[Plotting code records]
● ● ● ● ●

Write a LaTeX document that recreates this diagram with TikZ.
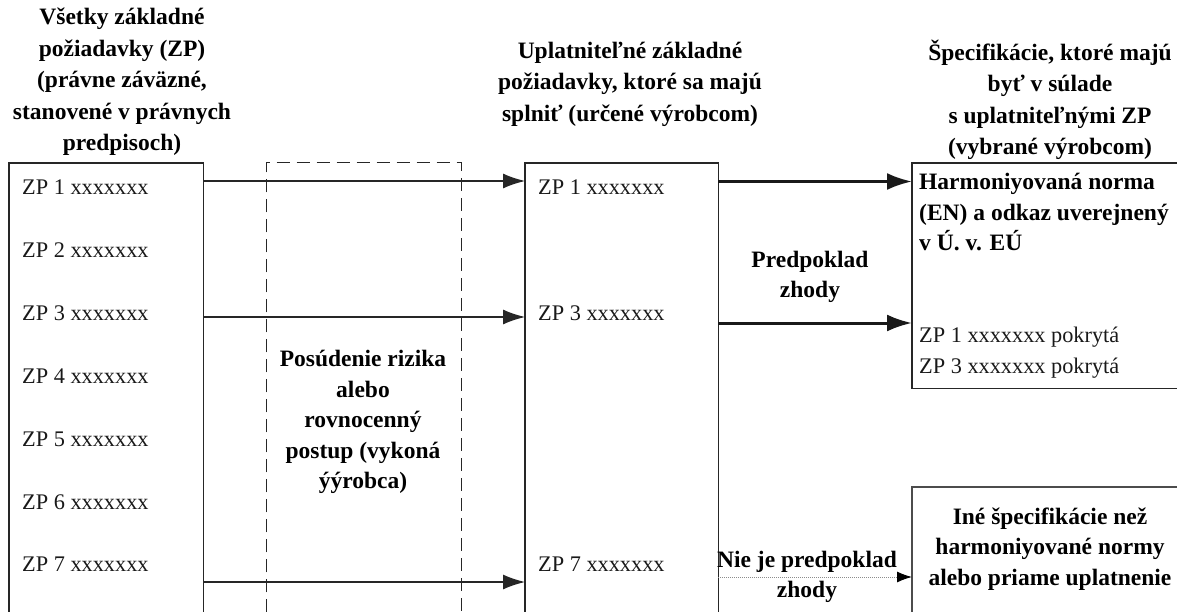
\documentclass[tikz,border=0pt]{standalone}
\usepackage{fontspec}
\setmainfont{Liberation Serif}
\usetikzlibrary{arrows.meta,positioning}
\tikzset{
  x=1pt,y=-1pt,
  boxline/.style={line width=1.1pt,black!85},
  dashline/.style={line width=1pt,dash pattern=on 13pt off 7pt,black!85},
  region/.style={inner sep=0pt,minimum height=449pt,anchor=north west},
  head/.style={font=\fontsize{23.5}{31.5}\selectfont\bfseries,align=center,text=black},
  item/.style={font=\fontsize{22.3}{30}\selectfont,anchor=west,inner sep=0pt,text=black!90},
  bold/.style={font=\fontsize{23.5}{30.5}\selectfont\bfseries,align=center,inner sep=0pt,text=black},
  thinarrow/.style={line width=1.2pt,black!85,-{Latex[length=22pt,width=15pt]}},
  thickarrow/.style={line width=3pt,black!90,-{Latex[length=25pt,width=17pt]}},
  faintarrow/.style={line width=1pt,black!45,densely dotted,arrows={-{Latex[length=15pt,width=11pt,black]}}},
}
\begin{document}
\begin{tikzpicture}
\useasboundingbox (0,0) rectangle (1177,612);
% regions
\node[region,minimum width=194pt] (all) at (9,163) {};
\node[region,minimum width=195pt] (risk) at (266,163) {};
\node[region,minimum width=193pt] (appl) at (525,163) {};
\node[inner sep=0pt,minimum width=265pt,minimum height=225pt,anchor=north west] (hen) at (912,163) {};
\node[inner sep=0pt,minimum width=265pt,minimum height=125pt,anchor=north west] (other) at (912,487) {};
% box outlines
\draw[boxline] (all.south west) -- (all.north west) -- (all.north east) -- (all.south east);
\draw[boxline] (appl.south west) -- (appl.north west) -- (appl.north east) -- (appl.south east);
\draw[boxline] (hen.north east) -- (hen.north west) -- (hen.south west) -- (hen.south east);
\draw[boxline,black!70] (other.north east) -- (other.north west) -- (other.south west);
\draw[dashline] (risk.south west) -- (risk.north west) -- (risk.north east) -- (risk.south east);
% headings
\node[head] (h1) at (122,82) {Všetky základné\\požiadavky (ZP)\\(právne záväzné,\\stanovené v právnych\\predpisoch)};
\node[head] (h2) at (630,84) {Uplatniteľné základné\\požiadavky, ktoré sa majú\\splniť (určené výrobcom)};
\node[head] (h3) at (1050,100) {Špecifikácie, ktoré majú\\byť v súlade\\s uplatniteľnými ZP\\(vybrané výrobcom)};
% left items
\node[item] (z1) at (22,187) {ZP 1 xxxxxxx};
\node[item] (z2) at (22,250) {ZP 2 xxxxxxx};
\node[item] (z3) at (22,313) {ZP 3 xxxxxxx};
\node[item] (z4) at (22,376) {ZP 4 xxxxxxx};
\node[item] (z5) at (22,439) {ZP 5 xxxxxxx};
\node[item] (z6) at (22,502) {ZP 6 xxxxxxx};
\node[item] (z7) at (22,564) {ZP 7 xxxxxxx};
% middle items
\node[item] (m1) at (538,187) {ZP 1 xxxxxxx};
\node[item] (m3) at (538,313) {ZP 3 xxxxxxx};
\node[item] (m7) at (538,564) {ZP 7 xxxxxxx};
% risk text
\node[bold] (rt) at (363,422) {Posúdenie rizika\\alebo\\rovnocenný\\postup (vykoná\\ýýrobca)};
% right
\node[bold,align=left,anchor=north west] (hn) at (919,173) {Harmoniyovaná norma\\(EN) a odkaz uverejnený\\v Ú. v. EÚ};
\node[item] (c1) at (919,337) {ZP 1 xxxxxxx pokrytá};
\node[item] (c3) at (919,368) {ZP 3 xxxxxxx pokrytá};
\node[bold] (ot) at (1050,549) {Iné špecifikácie než\\harmoniyované normy\\alebo priame uplatnenie};
% labels
\node[bold] (pz) at (810,277) {Predpoklad\\zhody};
\node[bold] (nz) at (807,577) {Nie je predpoklad\\zhody};
% connector rows
\coordinate (r1) at (0,181);
\coordinate (r3) at (0,317);
\coordinate (r7) at (0,582);
\coordinate (q1) at (0,181.5);
\coordinate (q3) at (0,323);
\coordinate (q7) at (0,577);
\draw[thinarrow] (all.east |- r1) -- (appl.west |- r1);
\draw[thinarrow] (all.east |- r3) -- (appl.west |- r3);
\draw[thinarrow] (all.east |- r7) -- (appl.west |- r7);
\draw[thickarrow] (appl.east |- q1) -- (hen.west |- q1);
\draw[thickarrow] (appl.east |- q3) -- (hen.west |- q3);
\draw[faintarrow] (appl.east |- q7) -- (other.west |- q7);
\end{tikzpicture}
\end{document}
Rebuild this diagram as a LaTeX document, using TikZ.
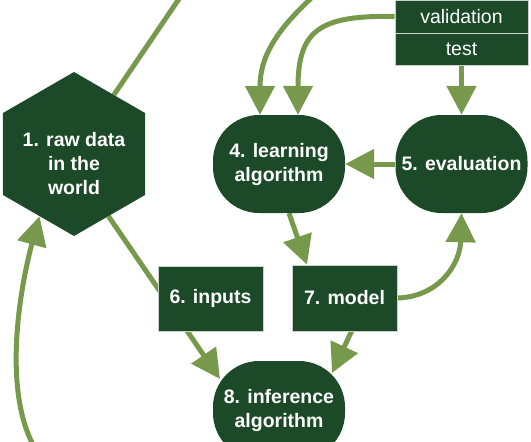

● ● ● ● ●

--- THE PROBLEM ---
Pictures are excluded; repeat every record exactly.

--- RESPONSE ---
Write a LaTeX document that recreates this diagram with TikZ.
\documentclass[tikz,border=0pt]{standalone}
\usepackage{fontspec}
\setmainfont{Liberation Serif}
\usetikzlibrary{arrows.meta,positioning}
\tikzset{
  x=1pt,y=-1pt,
  boxline/.style={line width=1.1pt,black!85},
  dashline/.style={line width=1pt,dash pattern=on 13pt off 7pt,black!85},
  region/.style={inner sep=0pt,minimum height=449pt,anchor=north west},
  head/.style={font=\fontsize{23.5}{31.5}\selectfont\bfseries,align=center,text=black},
  item/.style={font=\fontsize{22.3}{30}\selectfont,anchor=west,inner sep=0pt,text=black!90},
  bold/.style={font=\fontsize{23.5}{30.5}\selectfont\bfseries,align=center,inner sep=0pt,text=black},
  thinarrow/.style={line width=1.2pt,black!85,-{Latex[length=22pt,width=15pt]}},
  thickarrow/.style={line width=3pt,black!90,-{Latex[length=25pt,width=17pt]}},
  faintarrow/.style={line width=1pt,black!45,densely dotted,arrows={-{Latex[length=15pt,width=11pt,black]}}},
}
\begin{document}
\begin{tikzpicture}
\useasboundingbox (0,0) rectangle (1177,612);
% regions
\node[region,minimum width=194pt] (all) at (9,163) {};
\node[region,minimum width=195pt] (risk) at (266,163) {};
\node[region,minimum width=193pt] (appl) at (525,163) {};
\node[inner sep=0pt,minimum width=265pt,minimum height=225pt,anchor=north west] (hen) at (912,163) {};
\node[inner sep=0pt,minimum width=265pt,minimum height=125pt,anchor=north west] (other) at (912,487) {};
% box outlines
\draw[boxline] (all.south west) -- (all.north west) -- (all.north east) -- (all.south east);
\draw[boxline] (appl.south west) -- (appl.north west) -- (appl.north east) -- (appl.south east);
\draw[boxline] (hen.north east) -- (hen.north west) -- (hen.south west) -- (hen.south east);
\draw[boxline,black!70] (other.north east) -- (other.north west) -- (other.south west);
\draw[dashline] (risk.south west) -- (risk.north west) -- (risk.north east) -- (risk.south east);
% headings
\node[head] (h1) at (122,82) {Všetky základné\\požiadavky (ZP)\\(právne záväzné,\\stanovené v právnych\\predpisoch)};
\node[head] (h2) at (630,84) {Uplatniteľné základné\\požiadavky, ktoré sa majú\\splniť (určené výrobcom)};
\node[head] (h3) at (1050,100) {Špecifikácie, ktoré majú\\byť v súlade\\s uplatniteľnými ZP\\(vybrané výrobcom)};
% left items
\node[item] (z1) at (22,187) {ZP 1 xxxxxxx};
\node[item] (z2) at (22,250) {ZP 2 xxxxxxx};
\node[item] (z3) at (22,313) {ZP 3 xxxxxxx};
\node[item] (z4) at (22,376) {ZP 4 xxxxxxx};
\node[item] (z5) at (22,439) {ZP 5 xxxxxxx};
\node[item] (z6) at (22,502) {ZP 6 xxxxxxx};
\node[item] (z7) at (22,564) {ZP 7 xxxxxxx};
% middle items
\node[item] (m1) at (538,187) {ZP 1 xxxxxxx};
\node[item] (m3) at (538,313) {ZP 3 xxxxxxx};
\node[item] (m7) at (538,564) {ZP 7 xxxxxxx};
% risk text
\node[bold] (rt) at (363,422) {Posúdenie rizika\\alebo\\rovnocenný\\postup (vykoná\\ýýrobca)};
% right
\node[bold,align=left,anchor=north west] (hn) at (919,173) {Harmoniyovaná norma\\(EN) a odkaz uverejnený\\v Ú. v. EÚ};
\node[item] (c1) at (919,337) {ZP 1 xxxxxxx pokrytá};
\node[item] (c3) at (919,368) {ZP 3 xxxxxxx pokrytá};
\node[bold] (ot) at (1050,549) {Iné špecifikácie než\\harmoniyované normy\\alebo priame uplatnenie};
% labels
\node[bold] (pz) at (810,277) {Predpoklad\\zhody};
\node[bold] (nz) at (807,577) {Nie je predpoklad\\zhody};
% connector rows
\coordinate (r1) at (0,181);
\coordinate (r3) at (0,317);
\coordinate (r7) at (0,582);
\coordinate (q1) at (0,181.5);
\coordinate (q3) at (0,323);
\coordinate (q7) at (0,577);
\draw[thinarrow] (all.east |- r1) -- (appl.west |- r1);
\draw[thinarrow] (all.east |- r3) -- (appl.west |- r3);
\draw[thinarrow] (all.east |- r7) -- (appl.west |- r7);
\draw[thickarrow] (appl.east |- q1) -- (hen.west |- q1);
\draw[thickarrow] (appl.east |- q3) -- (hen.west |- q3);
\draw[faintarrow] (appl.east |- q7) -- (other.west |- q7);
\end{tikzpicture}
\end{document}
Rebuild this diagram as a LaTeX document, using TikZ.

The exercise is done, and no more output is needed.